KURT BUSCH: In the past, I have not spent many years in the racing divisions that I have been in. With the (Craftsman) Truck Series just one, with the Southwest Series just two. Before that, it was a maximum of two years. So this is my third year in a racing series and it's the most comfortable that I felt because of the way that the team's come around me and with the experience that I have gained. So with the pressure of obviously living up to the expectation of the previous year will be a new element because I haven't had that opportunity yet. So it's a challenge. I'm looking forward to it. It will be a lot of fun to be able to have that limelight, so to speak. But it's a matter of being able to produce results. You got to go out there and be competitive. We are going to try to shoot for 25 Top 10s this year, which will be the solid backbone for what we think we need to accomplish our objective this year, which is championship aspiration. We'll just give it our best shot; analyze it halfway through the year. If we've done things wrong, we will change things so that in the second half we can make a run at it.
Q. What about the pressure associated with being a contender for the championship?

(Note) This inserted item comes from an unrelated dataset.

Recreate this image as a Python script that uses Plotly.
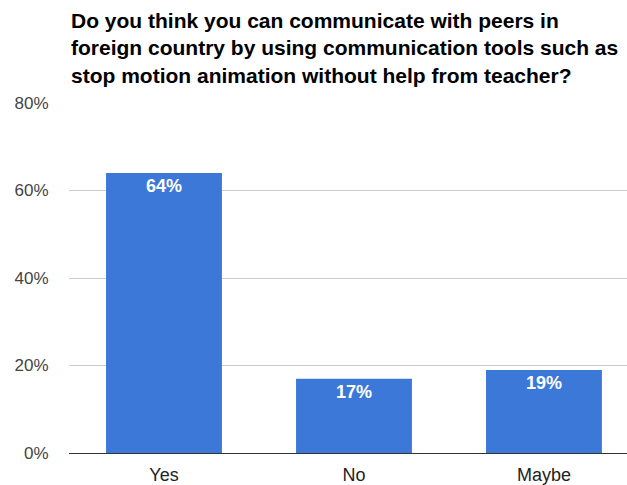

KURT BUSCH: There's different types of tensions that pull you in directions. There are things I haven't seen before and I am not familiar with; you have to roll with the punches. Being a rookie in Winston Cup racing is probably the most treacherous, the most mind-boggling situation that one individual can go through. So this is a new element where you have to continue to strive forward and to be one of the forces to recon with in Winston Cup. There's a lot of pressure that comes with it.